Emotion needs to be built on top of a foundation that already works well. What these elements do is elevate an experience that is already good to the level of memorable, transforming satisfaction into delight and usage into attachment. The brands that are getting this equation right — Duolingo, Figma, Notion, Spotify, among others — all share something in common: they solve the problem first and then add layers of personality that make the competitive difference.
The outlook for the next few years points toward even greater sophistication of these techniques, especially with the advancement of generative artificial intelligence. Mascots that adapt their reactions to the user’s detected mood, narratives that personalize in real time based on interaction history, microanimations dynamically generated for each usage context, and gamification mechanics that adjust difficulty based on individual engagement levels. All of this is already being prototyped in research labs and product teams at companies like Google, Apple, and numerous smaller startups that are betting big on this frontier.
Emotional design is moving past the stage of a passing trend and establishing itself as a foundational discipline in digital product development.

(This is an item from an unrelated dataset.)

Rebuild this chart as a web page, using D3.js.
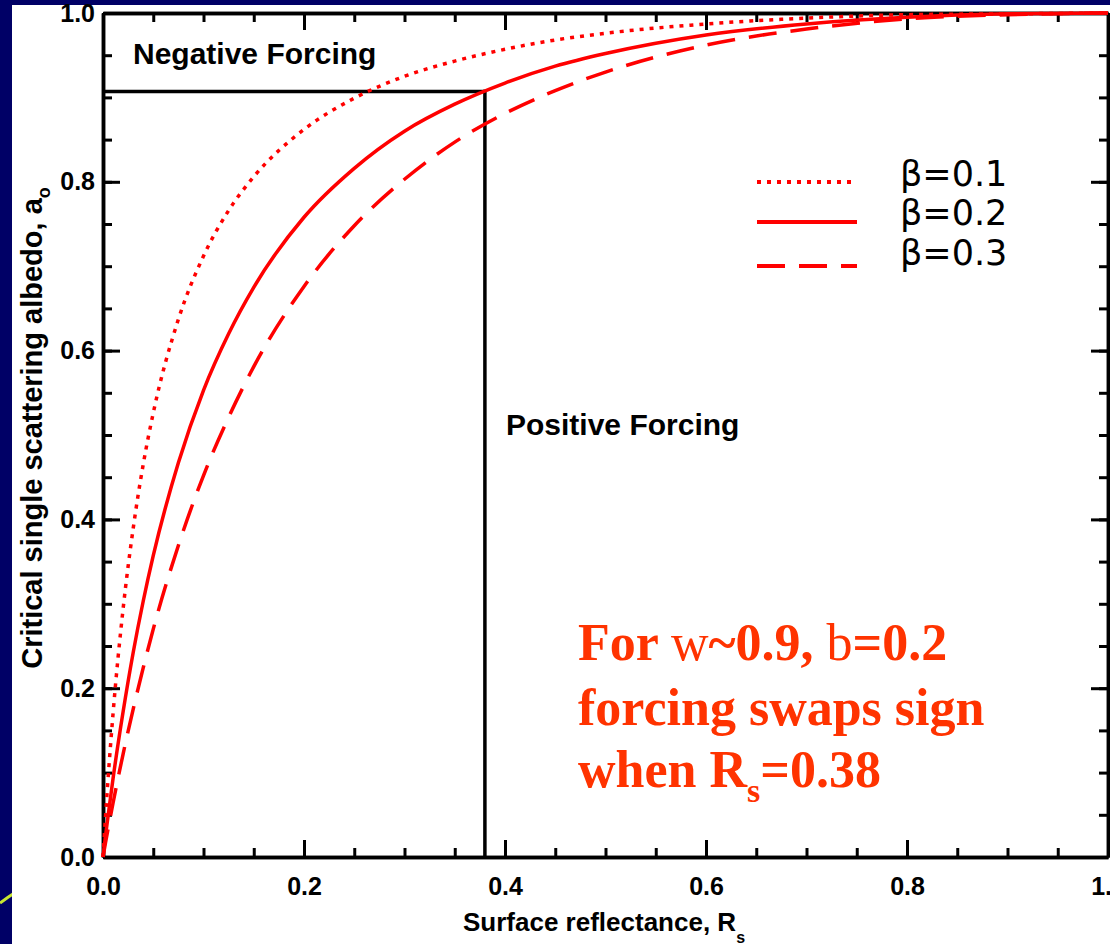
<!DOCTYPE html>
<html>
<head>
<meta charset="utf-8">
<script src="https://cdnjs.cloudflare.com/ajax/libs/d3/7.8.5/d3.min.js"></script>
<style>
  body { margin: 0; background: #000066; }
  svg { display: block; }
  .axis path, .axis line { stroke: #000; }
  .axis text { font-family: "Liberation Sans", Arial, sans-serif; font-weight: bold; font-size: 25px; fill: #000; }
  .lbl { font-family: "Liberation Sans", Arial, sans-serif; font-weight: bold; fill: #000; }
</style>
</head>
<body>
<div id="chart"></div>
<script>
// surface reflectance R_s (x) and critical single scattering albedo (y)
var reflectance = [0, 0.0025, 0.005, 0.01, 0.02, 0.03, 0.04, 0.05, 0.075, 0.1, 0.125, 0.15, 0.2, 0.25, 0.3, 0.35, 0.4, 0.45, 0.5, 0.6, 0.7, 0.8, 0.9, 1.0];
var albedoBeta1 = [0, 0.048, 0.092, 0.170, 0.294, 0.389, 0.465, 0.526, 0.637, 0.712, 0.766, 0.806, 0.862, 0.899, 0.925, 0.943, 0.957, 0.968, 0.976, 0.987, 0.994, 0.998, 0.999, 1.0];
var albedoBeta2 = [0, 0.025, 0.048, 0.093, 0.172, 0.242, 0.303, 0.357, 0.467, 0.553, 0.620, 0.675, 0.758, 0.816, 0.860, 0.892, 0.917, 0.937, 0.952, 0.974, 0.987, 0.995, 0.999, 1.0];
var albedoBeta3 = [0, 0.017, 0.033, 0.064, 0.122, 0.175, 0.224, 0.270, 0.369, 0.452, 0.521, 0.581, 0.676, 0.748, 0.803, 0.847, 0.881, 0.908, 0.930, 0.962, 0.981, 0.993, 0.998, 1.0];
var seriesNames = ["\u03b2=0.1", "\u03b2=0.2", "\u03b2=0.3"];
var majorTicks = [0, 0.2, 0.4, 0.6, 0.8, 1.0];
var minorTicks = d3.range(0, 1.0001, 0.05);
var crossR = 0.38, crossAlbedo = 0.907;

var W = 1110, H = 944;
var svg = d3.select("#chart").append("svg").attr("width", W).attr("height", H);

// slide background: navy with white panel
svg.append("rect").attr("width", W).attr("height", H).attr("fill", "#000066");
svg.append("path").attr("d", "M0,903 Q8,897 16,892").attr("stroke", "#c8e632").attr("stroke-width", 3).attr("fill", "none");
svg.append("rect").attr("x", 12).attr("y", 5).attr("width", W - 12).attr("height", H - 5).attr("fill", "#fff");

var x = d3.scaleLinear().domain([0, 1]).range([103, 1108]);
var y = d3.scaleLinear().domain([0, 1]).range([857, 13]);

function styleAxis(g) {
  g.select(".domain").attr("stroke-width", 3.5);
  g.selectAll(".tick line").attr("stroke-width", 3);
}

// minor ticks first, then major with labels
svg.append("g").attr("class", "axis").attr("transform", "translate(0," + y(0) + ")")
  .call(d3.axisBottom(x).tickValues(minorTicks).tickSize(-9).tickSizeOuter(0).tickFormat(""))
  .call(styleAxis);
svg.append("g").attr("class", "axis").attr("transform", "translate(0," + y(0) + ")")
  .call(d3.axisBottom(x).tickValues(majorTicks).tickSize(-17).tickSizeOuter(0).tickPadding(20).tickFormat(d3.format(".1f")))
  .call(styleAxis);
svg.append("g").attr("class", "axis").attr("transform", "translate(0," + y(1) + ")")
  .call(d3.axisTop(x).tickValues(minorTicks).tickSize(-9).tickSizeOuter(0).tickFormat(""))
  .call(styleAxis);
svg.append("g").attr("class", "axis").attr("transform", "translate(0," + y(1) + ")")
  .call(d3.axisTop(x).tickValues(majorTicks).tickSize(-17).tickSizeOuter(0).tickFormat(""))
  .call(styleAxis);
svg.append("g").attr("class", "axis").attr("transform", "translate(" + x(0) + ",0)")
  .call(d3.axisLeft(y).tickValues(minorTicks).tickSize(-9).tickSizeOuter(0).tickFormat(""))
  .call(styleAxis);
svg.append("g").attr("class", "axis").attr("transform", "translate(" + x(0) + ",0)")
  .call(d3.axisLeft(y).tickValues(majorTicks).tickSize(-17).tickSizeOuter(0).tickPadding(8).tickFormat(d3.format(".1f")))
  .call(styleAxis);
svg.append("g").attr("class", "axis").attr("transform", "translate(" + x(1) + ",0)")
  .call(d3.axisRight(y).tickValues(minorTicks).tickSize(-9).tickSizeOuter(0).tickFormat(""))
  .call(styleAxis);
svg.append("g").attr("class", "axis").attr("transform", "translate(" + x(1) + ",0)")
  .call(d3.axisRight(y).tickValues(majorTicks).tickSize(-17).tickSizeOuter(0).tickFormat(""))
  .call(styleAxis);

// threshold box
svg.append("line").attr("x1", x(0)).attr("x2", x(crossR)).attr("y1", y(crossAlbedo)).attr("y2", y(crossAlbedo))
  .attr("stroke", "#000").attr("stroke-width", 3.5);
svg.append("line").attr("x1", x(crossR)).attr("x2", x(crossR)).attr("y1", y(crossAlbedo) - 1.75).attr("y2", y(0))
  .attr("stroke", "#000").attr("stroke-width", 3.5);

// curves
var dashes = ["4,6", null, "28,14"];
var line = d3.line().x(function (d) { return x(d[0]); }).y(function (d) { return y(d[1]); }).curve(d3.curveMonotoneX);
[albedoBeta1, albedoBeta2, albedoBeta3].forEach(function (vals, i) {
  svg.append("path")
    .datum(reflectance.map(function (r, j) { return [r, vals[j]]; }))
    .attr("d", line)
    .attr("fill", "none")
    .attr("stroke", "#ff0000")
    .attr("stroke-width", 3.5)
    .attr("stroke-dasharray", dashes[i]);
});

// legend
var legY = [182, 222, 266];
var legTextY = [186, 225, 265];
seriesNames.forEach(function (name, i) {
  svg.append("line").attr("x1", 757).attr("x2", 857).attr("y1", legY[i]).attr("y2", legY[i])
    .attr("stroke", "#ff0000").attr("stroke-width", 4).attr("stroke-dasharray", dashes[i]);
  svg.append("text").attr("x", 900).attr("y", legTextY[i])
    .style("font-family", "DejaVu Sans, sans-serif").style("font-size", "35px").attr("fill", "#000")
    .text(name);
});

// region labels
svg.append("text").attr("class", "lbl").attr("x", 133).attr("y", 64).style("font-size", "30px").text("Negative Forcing");
svg.append("text").attr("class", "lbl").attr("x", 506).attr("y", 435).style("font-size", "30px").text("Positive Forcing");

// axis titles
var xt = svg.append("text").attr("class", "lbl").attr("x", 463).attr("y", 931).style("font-size", "26px");
xt.append("tspan").text("Surface reflectance, R");
xt.append("tspan").attr("dy", 12).style("font-size", "16px").text("s");

var yt = svg.append("text").attr("class", "lbl").attr("transform", "translate(42,428) rotate(-90)")
  .attr("text-anchor", "middle").style("font-size", "29px");
yt.append("tspan").text("Critical single scattering albedo, a");
yt.append("tspan").attr("dy", 8).style("font-size", "18px").text("o");

// annotation
var note = svg.append("g").style("font-family", "Liberation Serif, Times New Roman, serif")
  .style("font-size", "52px").style("font-weight", "bold").attr("fill", "#ff3300");
var l1 = note.append("text").attr("x", 578).attr("y", 660);
l1.append("tspan").text("For ");
l1.append("tspan").style("font-weight", "normal").text("w");
l1.append("tspan").text("~0.9, ");
l1.append("tspan").style("font-weight", "normal").text("b");
l1.append("tspan").text("=0.2");
note.append("text").attr("x", 578).attr("y", 725).text("forcing swaps sign");
var l3 = note.append("text").attr("x", 578).attr("y", 787);
l3.append("tspan").text("when R");
l3.append("tspan").attr("dy", 15).style("font-size", "34px").text("s");
l3.append("tspan").attr("dy", -15).text("=0.38");
</script>
</body>
</html>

And anyone who is not paying attention risks continuing to ship interfaces that work perfectly — but that nobody remembers the next day.
At the end of the day, what is at stake is something deeply human. People want to feel seen, recognized, and valued — including, and perhaps especially, in their digital interactions. Mascots that celebrate small wins, stories that give meaning to mundane tasks, animations that turn clicks into moments, and mechanics that make effort feel fun. All of it converges toward a single goal: making technology feel less like technology and more like a natural extension of the lives of the people who use it. And that, without a doubt, is the kind of edge you cannot replicate with a template.